## BEGIN INFORMATION SUPPLIED

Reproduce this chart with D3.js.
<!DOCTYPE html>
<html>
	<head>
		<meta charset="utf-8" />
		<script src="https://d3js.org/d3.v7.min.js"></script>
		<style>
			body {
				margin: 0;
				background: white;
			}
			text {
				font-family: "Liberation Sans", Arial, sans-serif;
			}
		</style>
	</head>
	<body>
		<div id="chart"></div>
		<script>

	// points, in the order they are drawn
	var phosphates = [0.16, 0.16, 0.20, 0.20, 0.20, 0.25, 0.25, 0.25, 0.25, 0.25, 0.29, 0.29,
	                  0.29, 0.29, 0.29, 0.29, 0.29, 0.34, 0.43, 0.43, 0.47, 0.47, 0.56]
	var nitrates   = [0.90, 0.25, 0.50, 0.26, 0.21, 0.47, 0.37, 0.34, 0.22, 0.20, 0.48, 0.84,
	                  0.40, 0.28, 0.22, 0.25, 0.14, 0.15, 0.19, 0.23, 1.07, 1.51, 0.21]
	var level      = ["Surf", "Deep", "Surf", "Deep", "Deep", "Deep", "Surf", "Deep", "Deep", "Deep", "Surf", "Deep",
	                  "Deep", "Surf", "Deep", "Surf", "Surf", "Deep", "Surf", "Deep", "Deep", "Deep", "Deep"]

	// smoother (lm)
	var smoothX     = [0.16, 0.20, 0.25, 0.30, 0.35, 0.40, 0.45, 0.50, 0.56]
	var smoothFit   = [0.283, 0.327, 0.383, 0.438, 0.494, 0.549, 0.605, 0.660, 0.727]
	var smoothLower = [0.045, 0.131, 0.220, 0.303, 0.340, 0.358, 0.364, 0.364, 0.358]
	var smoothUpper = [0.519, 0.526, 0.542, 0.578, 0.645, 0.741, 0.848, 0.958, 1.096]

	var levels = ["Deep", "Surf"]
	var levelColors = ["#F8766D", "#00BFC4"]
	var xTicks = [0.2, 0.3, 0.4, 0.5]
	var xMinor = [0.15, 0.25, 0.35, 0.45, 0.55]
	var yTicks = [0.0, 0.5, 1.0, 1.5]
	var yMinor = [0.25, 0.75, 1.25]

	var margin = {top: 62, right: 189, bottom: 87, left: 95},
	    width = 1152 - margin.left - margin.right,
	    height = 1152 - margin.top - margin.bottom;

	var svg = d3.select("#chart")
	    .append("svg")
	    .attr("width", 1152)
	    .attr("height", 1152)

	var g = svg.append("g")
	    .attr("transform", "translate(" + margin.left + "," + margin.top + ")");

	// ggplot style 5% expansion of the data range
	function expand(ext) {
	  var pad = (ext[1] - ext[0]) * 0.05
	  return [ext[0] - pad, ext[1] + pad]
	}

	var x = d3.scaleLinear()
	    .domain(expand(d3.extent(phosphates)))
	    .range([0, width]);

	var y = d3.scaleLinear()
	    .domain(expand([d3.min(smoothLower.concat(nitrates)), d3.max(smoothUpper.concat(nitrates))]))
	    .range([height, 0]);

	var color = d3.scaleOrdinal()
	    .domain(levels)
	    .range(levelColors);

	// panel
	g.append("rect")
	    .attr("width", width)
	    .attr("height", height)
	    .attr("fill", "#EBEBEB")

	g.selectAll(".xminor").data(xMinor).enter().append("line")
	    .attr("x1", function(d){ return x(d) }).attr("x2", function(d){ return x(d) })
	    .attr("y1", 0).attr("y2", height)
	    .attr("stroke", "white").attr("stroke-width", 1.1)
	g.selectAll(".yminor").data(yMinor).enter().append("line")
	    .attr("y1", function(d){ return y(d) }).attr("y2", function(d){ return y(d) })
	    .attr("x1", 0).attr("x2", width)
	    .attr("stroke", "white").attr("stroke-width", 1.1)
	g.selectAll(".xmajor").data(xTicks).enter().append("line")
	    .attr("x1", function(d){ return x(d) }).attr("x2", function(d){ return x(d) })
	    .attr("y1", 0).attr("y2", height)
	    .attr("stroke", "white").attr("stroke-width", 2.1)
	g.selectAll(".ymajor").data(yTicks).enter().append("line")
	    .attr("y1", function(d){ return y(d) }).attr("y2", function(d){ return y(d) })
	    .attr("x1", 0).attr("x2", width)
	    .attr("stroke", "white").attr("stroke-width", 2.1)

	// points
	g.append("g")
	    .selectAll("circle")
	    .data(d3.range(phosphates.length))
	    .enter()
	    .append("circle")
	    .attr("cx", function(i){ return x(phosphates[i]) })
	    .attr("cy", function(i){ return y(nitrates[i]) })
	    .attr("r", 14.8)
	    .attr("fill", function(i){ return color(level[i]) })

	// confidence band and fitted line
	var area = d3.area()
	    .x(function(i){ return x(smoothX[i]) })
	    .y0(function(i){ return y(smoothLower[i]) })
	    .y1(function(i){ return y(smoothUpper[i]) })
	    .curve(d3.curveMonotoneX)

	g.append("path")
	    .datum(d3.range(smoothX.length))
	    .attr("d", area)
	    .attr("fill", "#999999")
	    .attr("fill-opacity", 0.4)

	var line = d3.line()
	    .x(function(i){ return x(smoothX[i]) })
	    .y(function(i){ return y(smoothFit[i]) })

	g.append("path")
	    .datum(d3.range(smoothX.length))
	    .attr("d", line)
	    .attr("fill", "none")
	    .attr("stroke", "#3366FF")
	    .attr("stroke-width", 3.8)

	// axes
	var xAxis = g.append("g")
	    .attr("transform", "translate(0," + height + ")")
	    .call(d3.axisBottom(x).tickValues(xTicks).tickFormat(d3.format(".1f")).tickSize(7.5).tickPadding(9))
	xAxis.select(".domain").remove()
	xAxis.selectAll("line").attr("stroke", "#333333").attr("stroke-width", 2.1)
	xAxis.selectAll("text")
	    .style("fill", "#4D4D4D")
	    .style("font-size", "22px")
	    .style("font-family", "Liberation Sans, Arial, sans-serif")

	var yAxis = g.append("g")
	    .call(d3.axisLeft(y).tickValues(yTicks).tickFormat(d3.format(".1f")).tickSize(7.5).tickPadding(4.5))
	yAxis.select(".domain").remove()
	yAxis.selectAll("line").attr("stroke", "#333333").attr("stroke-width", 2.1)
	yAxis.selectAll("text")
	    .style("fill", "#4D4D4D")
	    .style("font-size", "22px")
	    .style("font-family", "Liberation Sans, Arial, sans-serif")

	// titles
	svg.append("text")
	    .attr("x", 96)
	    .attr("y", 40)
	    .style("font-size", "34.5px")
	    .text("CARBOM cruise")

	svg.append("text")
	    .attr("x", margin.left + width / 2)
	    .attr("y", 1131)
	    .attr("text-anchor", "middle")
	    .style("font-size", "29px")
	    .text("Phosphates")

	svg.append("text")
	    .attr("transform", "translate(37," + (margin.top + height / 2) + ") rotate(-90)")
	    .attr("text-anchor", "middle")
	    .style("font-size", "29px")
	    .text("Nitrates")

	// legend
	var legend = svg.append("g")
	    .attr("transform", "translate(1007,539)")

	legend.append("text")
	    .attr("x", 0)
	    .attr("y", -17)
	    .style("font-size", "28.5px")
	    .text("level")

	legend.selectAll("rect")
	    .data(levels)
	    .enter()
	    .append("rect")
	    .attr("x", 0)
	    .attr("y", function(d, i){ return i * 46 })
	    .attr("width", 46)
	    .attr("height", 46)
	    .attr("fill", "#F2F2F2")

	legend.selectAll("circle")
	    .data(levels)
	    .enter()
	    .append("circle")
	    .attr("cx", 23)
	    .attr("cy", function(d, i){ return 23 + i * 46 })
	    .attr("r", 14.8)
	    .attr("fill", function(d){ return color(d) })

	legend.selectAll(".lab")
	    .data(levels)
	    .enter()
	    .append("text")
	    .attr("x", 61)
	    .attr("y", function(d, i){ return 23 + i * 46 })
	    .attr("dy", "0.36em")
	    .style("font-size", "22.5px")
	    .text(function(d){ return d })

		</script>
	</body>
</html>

## END INFORMATION SUPPLIED

WHAT THE TASK ASKS
Your task is to pick out every line with the string "chart" and copy it.

TASK RESULT
Reproduce this chart with D3.js.
		<div id="chart"></div>
	var svg = d3.select("#chart")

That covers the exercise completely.